In Star Wars, Darth Vader and Obi-Wan Kenobi cross lightsabers aboard the Death Star. Before allowing Vader to take his life, Obi-Wan says, “You can’t win, Darth. If you strike me down, I shall become more powerful than you can possibly imagine.”
Obi-Wan’s cryptic warning is the perfect analogy for the rise and fall of buzzwords in B2B marketing. Like Obi-Wan, buzzwords can die yet become more powerful than we can possibly imagine. This just happened to “predictive analytics,” a term which is no longer a standalone category in Chief Martec’s Martech Landscape. Let’s examine how buzzwords die and why it matters to B2B marketers.
The Cloud: A Prequel
About five years ago, B2B tech marketers couldn’t string together two sentences without using the word “cloud.” Cloud-based, cloud service, cloud infrastructure, cloud storage, cloud collaboration, cloud-sourced, cloud security, etc. Cloud was the adjective that made every new product sound innovative. Then it wasn’t.
Today, you don’t hear B2B marketers bragging about cloud anything. The cloud has become so ubiquitous and expected amongst buyers that it would seem weird if a company bragged about its use of cloud technology (or SaaS, for that matter). It would be as if Samsung bragged about selling “touchscreen” phones.
A marketing buzzword rises when its presence in a B2B product is unexpected, enticing, and sexy. The buzzword plateaus when every marketer and her cousin is dropping that word in press releases, website content, and social media posts. The buzzword is struck down when it becomes so entrenched in our technology ecosystem that we stop noticing it.
From What to How
When a buzzword becomes so powerful that we take it for granted, we strike it down. It becomes one with “the Force”. Maybe that is what Obi-Wan meant too – that in death, oneness with the universe would grant him powers he could never attain in human form.
But I digress. When cloud technology was buzzy, cloud answered the question, “What?” Marketers sold the benefits of the cloud. Overused adjectives like scalable, robust, extensible, etc. spawned from the cloud craze.
So, once a technology stops being attractive as the answer to “What?” it becomes the answer to “How?” Cloud is now a mere tool, a way to deliver software or a place to process mass amounts of data. Terms like artificial intelligence (AI), machine learning, and personalization have usurped it. And predictive analytics now joins Obi-Wan, Yoda, Darth Vader, and the other dead Jedi.
Why did predictive analytics get buzzy? In account-based marketing (ABM), predictive analytics establishes the quality of leads before marketers spend money pursuing them. It turns raw data into insights about potential accounts.
Now, predictive analytics could also refer to systems that predict the success of social posts, email campaigns, and other events where marketers wish they could foretell the outcome.
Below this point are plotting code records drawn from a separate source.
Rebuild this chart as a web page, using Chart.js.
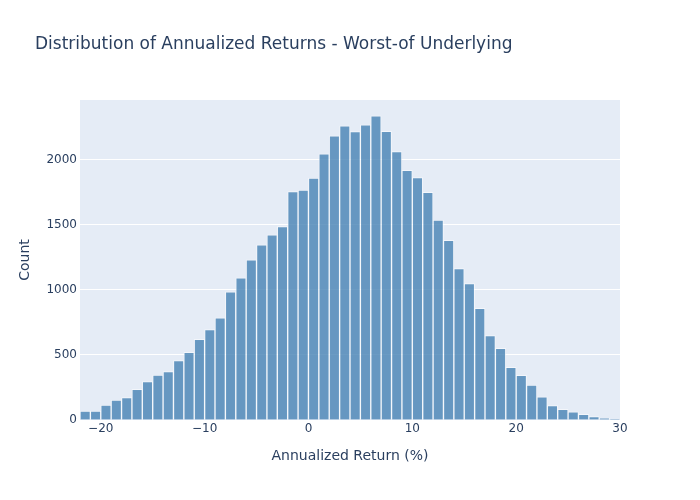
<!DOCTYPE html>
<html>
<head>
<meta charset="utf-8">
<script src="https://cdn.jsdelivr.net/npm/chart.js@4"></script>
<style>
  html, body { margin: 0; padding: 0; background: #fff; }
  #wrap { width: 700px; height: 500px; }
</style>
</head>
<body>
<div id="wrap"><canvas id="histChart" width="700" height="500"></canvas></div>
<script>
// bin centres (bin width 1, from -22 to 30)
const binCenters = [
  -21.5, -20.5, -19.5, -18.5, -17.5, -16.5, -15.5, -14.5, -13.5, -12.5,
  -11.5, -10.5, -9.5, -8.5, -7.5, -6.5, -5.5, -4.5, -3.5, -2.5,
  -1.5, -0.5, 0.5, 1.5, 2.5, 3.5, 4.5, 5.5, 6.5, 7.5,
  8.5, 9.5, 10.5, 11.5, 12.5, 13.5, 14.5, 15.5, 16.5, 17.5,
  18.5, 19.5, 20.5, 21.5, 22.5, 23.5, 24.5, 25.5, 26.5, 27.5,
  28.5, 29.5
]
const counts = [
  69, 69, 115, 154, 172, 236, 295, 346, 372, 456,
  520, 620, 695, 785, 985, 1092, 1231, 1346, 1423, 1487,
  1756, 1767, 1859, 2046, 2185, 2261, 2218, 2269, 2338, 2220,
  2064, 1920, 1864, 1751, 1537, 1382, 1164, 1049, 859, 649,
  551, 405, 344, 269, 179, 110, 82, 62, 44, 26,
  15, 8
]
const xTicks = [-20, -10, 0, 10, 20, 30]
const yTicks = [0, 500, 1000, 1500, 2000]

const fontFamily = '"DejaVu Sans", sans-serif'
const textColor = '#2a3f5f'

// plot background + title
const plotBg = {
  id: 'plotBg',
  beforeDraw(chart) {
    const { ctx, chartArea } = chart
    ctx.save()
    ctx.fillStyle = '#e5ecf6'
    ctx.fillRect(chartArea.left, chartArea.top, chartArea.right - chartArea.left, chartArea.bottom - chartArea.top)
    ctx.restore()
  },
  afterDraw(chart) {
    const ctx = chart.ctx
    ctx.save()
    ctx.fillStyle = textColor
    ctx.font = '17px ' + fontFamily
    ctx.textBaseline = 'middle'
    ctx.textAlign = 'left'
    ctx.fillText('Distribution of Annualized Returns - Worst-of Underlying', 35, 45)
    ctx.restore()
  }
}

const fmt = (v) => (v < 0 ? '\u2212' + Math.abs(v) : String(v))

const ctx = document.getElementById('histChart').getContext('2d')
new Chart(ctx, {
  type: 'bar',
  data: {
    datasets: [{
      label: 'Count',
      data: binCenters.map((x, i) => ({ x, y: counts[i] })),
      backgroundColor: 'rgba(70, 130, 180, 0.8)',
      borderColor: 'rgba(255, 255, 255, 0.55)',
      borderWidth: 1,
      barPercentage: 1,
      categoryPercentage: 1
    }]
  },
  options: {
    responsive: false,
    animation: false,
    layout: { padding: { top: 100, right: 80, left: 0, bottom: 0 } },
    plugins: {
      legend: { display: false },
      tooltip: { enabled: false }
    },
    scales: {
      x: {
        type: 'linear',
        offset: false,
        min: -22,
        max: 30,
        afterBuildTicks: (scale) => { scale.ticks = xTicks.map((v) => ({ value: v })) },
        afterFit: (scale) => { scale.height = 80 },
        grid: { display: false, drawTicks: false },
        border: { display: false },
        ticks: {
          color: textColor,
          font: { family: fontFamily, size: 12 },
          padding: 2,
          maxRotation: 0,
          callback: (v) => fmt(v)
        },
        title: {
          display: true,
          text: 'Annualized Return (%)',
          color: textColor,
          font: { family: fontFamily, size: 14 },
          padding: { top: 4, bottom: 35 }
        }
      },
      y: {
        min: 0,
        max: 2460,
        afterBuildTicks: (scale) => { scale.ticks = yTicks.map((v) => ({ value: v })) },
        afterFit: (scale) => { scale.width = 80 },
        grid: {
          color: '#ffffff',
          lineWidth: 1,
          drawTicks: false
        },
        border: { display: false },
        ticks: {
          color: textColor,
          font: { family: fontFamily, size: 12 },
          padding: 3,
          callback: (v) => String(v)
        },
        title: {
          display: true,
          text: 'Count',
          color: textColor,
          font: { family: fontFamily, size: 14 },
          padding: { bottom: 0, top: 17 }
        }
      }
    }
  },
  plugins: [plotBg]
})
</script>
</body>
</html>
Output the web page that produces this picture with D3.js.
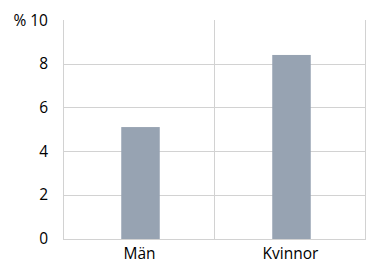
<!DOCTYPE html>
<html>
<head>
<meta charset="utf-8">
<script src="https://cdn.jsdelivr.net/npm/d3@7"></script>
<style>
  body { margin: 0; background: #fff; }
  text { font-family: "Open Sans", "Noto Sans", sans-serif; font-size: 15.5px; fill: #000; }
</style>
</head>
<body>
<div id="chart"></div>
<script>
var categories = ['Män', 'Kvinnor'];
var values = [5.1, 8.4];
var yTicks = [0, 2, 4, 6, 8, 10];

var w = 367;
var h = 263;
var margin = { top: 20, right: 1, bottom: 24.5, left: 64 };

var svg = d3.select('#chart').append('svg').attr('width', w).attr('height', h);

var x = d3.scaleBand().domain(categories).range([ margin.left, w - margin.right ]);
var y = d3.scaleLinear().domain([ 0, 10 ]).range([ h - margin.bottom, margin.top ]);

// horizontal grid (not at the top)
svg
	.selectAll('line.grid')
	.data(yTicks.filter(function(d) { return d < 10; }))
	.enter()
	.append('line')
	.attr('class', 'grid')
	.attr('x1', margin.left)
	.attr('x2', w - margin.right)
	.attr('y1', function(d) { return Math.round(y(d)) + 0.5; })
	.attr('y2', function(d) { return Math.round(y(d)) + 0.5; })
	.attr('stroke', '#d2d2d2')
	.attr('stroke-width', 1);

// vertical lines: left axis, category separators, right edge
var vx = [ margin.left ].concat(categories.map(function(c) { return x(c) + x.bandwidth(); }));
svg
	.selectAll('line.vgrid')
	.data(vx)
	.enter()
	.append('line')
	.attr('class', 'vgrid')
	.attr('x1', function(d) { return Math.round(d) - 0.5; })
	.attr('x2', function(d) { return Math.round(d) - 0.5; })
	.attr('y1', y(10))
	.attr('y2', Math.round(y(0)) + 1)
	.attr('stroke', '#d2d2d2')
	.attr('stroke-width', 1);

// bars
var barW = 38.5;
svg
	.selectAll('rect')
	.data(values)
	.enter()
	.append('rect')
	.attr('x', function(d, i) { return x(categories[i]) + x.bandwidth() / 2 - barW / 2 + 1; })
	.attr('y', function(d) { return y(d); })
	.attr('width', barW)
	.attr('height', function(d) { return Math.round(y(0)) - y(d); })
	.attr('fill', '#97a3b2');

// y labels
svg
	.selectAll('text.ytick')
	.data(yTicks)
	.enter()
	.append('text')
	.attr('class', 'ytick')
	.attr('x', 48)
	.attr('y', function(d) { return y(d); })
	.attr('dy', '0.36em')
	.attr('text-anchor', 'end')
	.text(function(d) { return d === 10 ? '% 10' : d; });

// x labels
svg
	.selectAll('text.xtick')
	.data(categories)
	.enter()
	.append('text')
	.attr('class', 'xtick')
	.attr('x', function(d) { return x(d) + x.bandwidth() / 2; })
	.attr('y', 259)
	.attr('text-anchor', 'middle')
	.text(function(d) { return d; });
</script>
</body>
</html>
In fields as varied as healthcare and industrial automation, predictive analytics has meanings too.
Like cloud, predictive analytics is broadening into so many products and services that the term has lost specificity. If a platform uses data to tell you about something that hasn’t happened yet, it’s predictive.
Next Down…
What buzzword will get subsumed next? I already hinted that AI, machine learning, and personalization are in buzzword plateaus. ABM will get subsumed too. It’s the de facto marketing strategy, and soon enough, no one will sell extra product by associating it with ABM.
The best way to spot the next dead buzzword is to notice what fellow marketers overuse in their content. “Customer experience” is definitely a goner and has lasted longer than expected. The word “relevance” is heading towards irrelevance. “Easy-to-use” and “intuitive” have lasted a while in B2B tech (but are dying in consumer tech) because those qualities were rare but aren’t any longer.
Why it Matters
Why, you might ask, is it worth your effort to identify dying buzzwords? Because they’re a great litmus test for the sophistication of your marketing stack and the freshness of your messaging.
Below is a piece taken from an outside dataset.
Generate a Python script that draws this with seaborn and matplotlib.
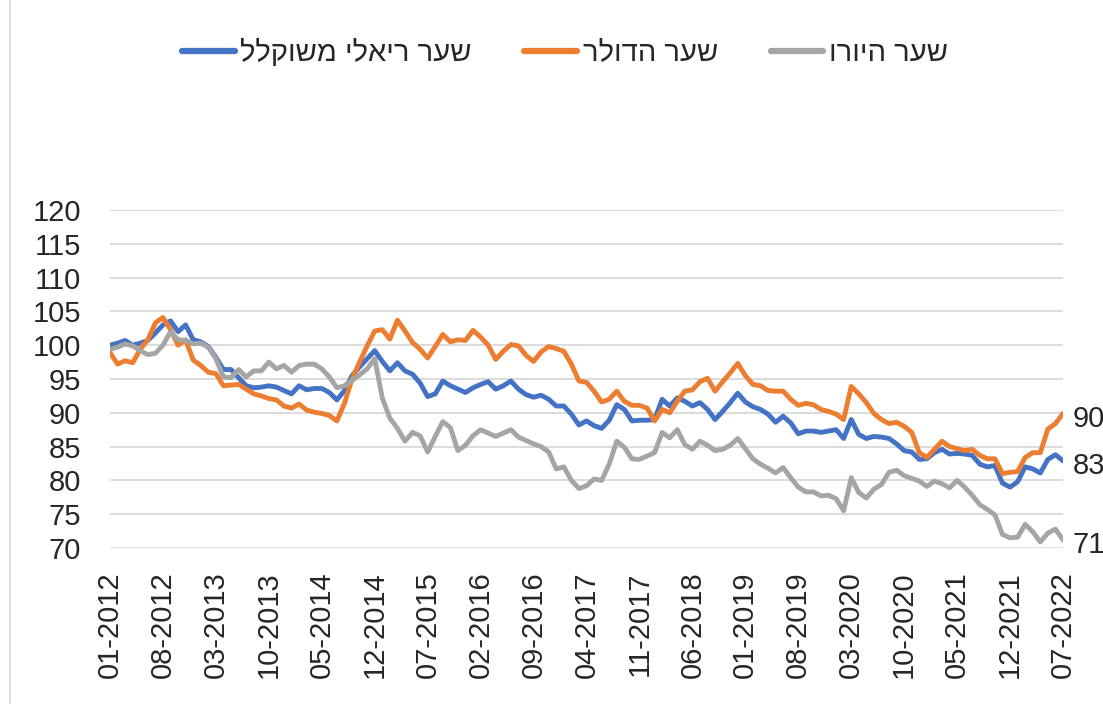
import pandas as pd
import matplotlib.pyplot as plt
import matplotlib.lines as mlines
import seaborn as sns

# monthly index values, 01-2012 .. 07-2022
real_rate = [
    100.0, 100.3, 100.7, 100.0, 100.3, 100.7, 101.8, 103.0, 103.6, 102.0,
    103.0, 100.8, 100.5, 99.8, 98.2, 96.4, 96.4, 95.2, 94.0, 93.7,
    93.8, 94.0, 93.8, 93.3, 92.8, 94.0, 93.4, 93.6, 93.6, 93.0,
    91.9, 93.3, 95.5, 96.8, 98.0, 99.2, 97.6, 96.2, 97.4, 96.2,
    95.7, 94.4, 92.4, 92.8, 94.7, 94.0, 93.5, 93.0, 93.7, 94.2,
    94.6, 93.5, 94.0, 94.7, 93.5, 92.7, 92.3, 92.6, 92.0, 91.0,
    91.0, 89.8, 88.2, 88.8, 88.1, 87.7, 88.9, 91.2, 90.5, 88.8,
    88.9, 88.9, 89.0, 92.0, 91.0, 92.2, 91.7, 91.0, 91.5, 90.5,
    89.0, 90.2, 91.5, 92.9, 91.6, 90.9, 90.5, 89.8, 88.6, 89.5,
    88.5, 86.9, 87.3, 87.3, 87.1, 87.3, 87.5, 86.2, 89.0, 86.8,
    86.2, 86.5, 86.4, 86.2, 85.4, 84.4, 84.2, 83.1, 83.2, 84.1,
    84.6, 83.9, 84.0, 83.9, 83.7, 82.4, 82.0, 82.2, 79.6, 79.0,
    79.8, 82.0, 81.7, 81.1, 83.1, 83.8, 82.9,
]
dollar_rate = [
    98.9, 97.2, 97.7, 97.4, 99.4, 100.8, 103.3, 104.1, 102.3, 100.0,
    100.8, 97.8, 97.0, 96.0, 95.8, 94.0, 94.1, 94.2, 93.5, 92.8,
    92.5, 92.1, 91.9, 91.0, 90.7, 91.3, 90.4, 90.1, 89.9, 89.6,
    88.8, 91.4, 95.0, 97.5, 99.9, 102.1, 102.3, 100.9, 103.7, 102.1,
    100.4, 99.4, 98.1, 99.8, 101.6, 100.5, 100.8, 100.7, 102.2, 101.2,
    100.0, 97.9, 99.1, 100.1, 99.9, 98.5, 97.6, 99.0, 99.8, 99.5,
    99.1, 97.2, 94.7, 94.5, 93.2, 91.6, 92.0, 93.2, 91.7, 91.1,
    91.1, 90.7, 88.8, 90.5, 90.0, 91.7, 93.2, 93.4, 94.6, 95.1,
    93.2, 94.6, 95.9, 97.3, 95.5, 94.2, 94.0, 93.3, 93.2, 93.2,
    92.0, 91.1, 91.4, 91.2, 90.5, 90.2, 89.8, 89.0, 93.9, 92.8,
    91.5, 89.9, 89.0, 88.4, 88.6, 88.0, 87.1, 84.1, 83.4, 84.6,
    85.8, 85.0, 84.7, 84.4, 84.6, 83.7, 83.2, 83.2, 81.0, 81.2,
    81.3, 83.4, 84.1, 84.1, 87.6, 88.4, 89.9,
]
euro_rate = [
    99.4, 99.7, 100.2, 99.9, 99.2, 98.6, 98.8, 100.0, 102.0, 100.8,
    100.7, 100.2, 100.3, 99.7, 98.0, 95.3, 95.2, 96.4, 95.3, 96.2,
    96.2, 97.5, 96.5, 97.0, 96.0, 97.0, 97.2, 97.2, 96.5, 95.3,
    93.7, 94.0, 94.8, 95.6, 96.5, 98.0, 92.2, 89.2, 87.7, 85.8,
    87.1, 86.6, 84.2, 86.5, 88.7, 87.8, 84.4, 85.2, 86.6, 87.5,
    87.0, 86.5, 87.0, 87.5, 86.4, 85.9, 85.4, 85.0, 84.2, 81.7,
    82.0, 80.0, 78.8, 79.2, 80.2, 80.0, 82.4, 85.8, 84.9, 83.2,
    83.1, 83.6, 84.1, 87.1, 86.3, 87.5, 85.3, 84.6, 85.8, 85.2,
    84.4, 84.6, 85.2, 86.2, 84.7, 83.2, 82.4, 81.8, 81.1, 81.9,
    80.4, 79.0, 78.3, 78.3, 77.7, 77.8, 77.3, 75.5, 80.4, 78.2,
    77.4, 78.7, 79.4, 81.2, 81.5, 80.7, 80.3, 79.9, 79.1, 79.9,
    79.5, 78.9, 80.0, 79.0, 77.8, 76.4, 75.7, 74.9, 72.0, 71.5,
    71.6, 73.5, 72.4, 70.9, 72.2, 72.8, 71.2,
]

tick_labels = ["01-2012", "08-2012", "03-2013", "10-2013", "05-2014",
               "12-2014", "07-2015", "02-2016", "09-2016", "04-2017",
               "11-2017", "06-2018", "01-2019", "08-2019", "03-2020",
               "10-2020", "05-2021", "12-2021", "07-2022"]

series_names = ["שער ריאלי משוקלל", "שער הדולר", "שער היורו"]
colors = ["#4472C4", "#ED7D31", "#A5A5A5"]


def rtl(s):
    # matplotlib has no bidi support, so flip Hebrew for display
    return s[::-1]


n = len(real_rate)
df = pd.DataFrame({
    "month": list(range(n)) * 3,
    "value": real_rate + dollar_rate + euro_rate,
    "series": [series_names[0]] * n + [series_names[1]] * n + [series_names[2]] * n,
})

sns.set_style("white")
plt.rcParams['font.family'] = ['Liberation Sans', 'DejaVu Sans']

fig = plt.figure(figsize=(11.03, 7.04), dpi=100)
ax = fig.add_axes([110 / 1103, 1 - 548 / 704, (1063 - 110) / 1103, (548 - 210) / 704])

sns.lineplot(data=df, x="month", y="value", hue="series", hue_order=series_names,
             palette=colors, linewidth=3.5, legend=False, ax=ax,
             solid_joinstyle="round", solid_capstyle="round")

ax.set_xlim(0, n - 1)
ax.set_ylim(70, 120)
ax.set_yticks(range(70, 121, 5))
ax.set_xticks(range(0, n, 7))
ax.set_xticklabels(tick_labels, rotation=90)
ax.tick_params(axis="both", labelsize=21, length=0)
ax.tick_params(axis="y", pad=21)
ax.tick_params(axis="x", pad=17)
ax.set_xlabel("")
ax.set_ylabel("")
ax.yaxis.grid(True, color="#D9D9D9", linewidth=1.3)
ax.set_axisbelow(True)
for sp in ax.spines.values():
    sp.set_visible(False)

# end-of-line labels
for vals in [real_rate, dollar_rate, euro_rate]:
    ax.annotate(f"{round(vals[-1])}", xy=(n - 1, vals[-1]), xytext=(7, -4),
                textcoords="offset points", va="center", ha="left",
                fontsize=21, annotation_clip=False)

handles = [mlines.Line2D([], [], color=c, linewidth=4.5, solid_capstyle="round")
           for c in colors]
fig.legend(handles, [rtl(s) for s in series_names], loc="center",
           bbox_to_anchor=(565 / 1103, 1 - 53 / 704), ncol=3, frameon=False,
           fontsize=21, handlelength=1.8, handletextpad=0.2, columnspacing=1.8)

# chart border on the left edge
fig.add_artist(mlines.Line2D([10 / 1103, 10 / 1103], [0, 1], color="#D9D9D9",
                             linewidth=1.2, transform=fig.transFigure))

fig.savefig("out.png", dpi=100)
When product descriptions for tech you buy (or sell) brag using dead buzzwords, there’s a decent chance the product or brand hasn’t evolved. The marketers can’t update the language because there’s nothing new to say. The product and the company’s understanding of the market may be stagnating.
In contrast, when a product uses a ton of jargon you’ve never seen before, the terms could be rising buzzwords. Or, they could be terms that die young. It’s riskier technology.
Buzzwords help locate our businesses, cultures, and tools in a time and place. I don’t advocate for overusing buzzwords, but I do suggest you notice them. They tell stories* we’d otherwise neglect.
*The buzzword “storytelling,” by the way, is dying because most of the people who use the word don’t tell actual stories.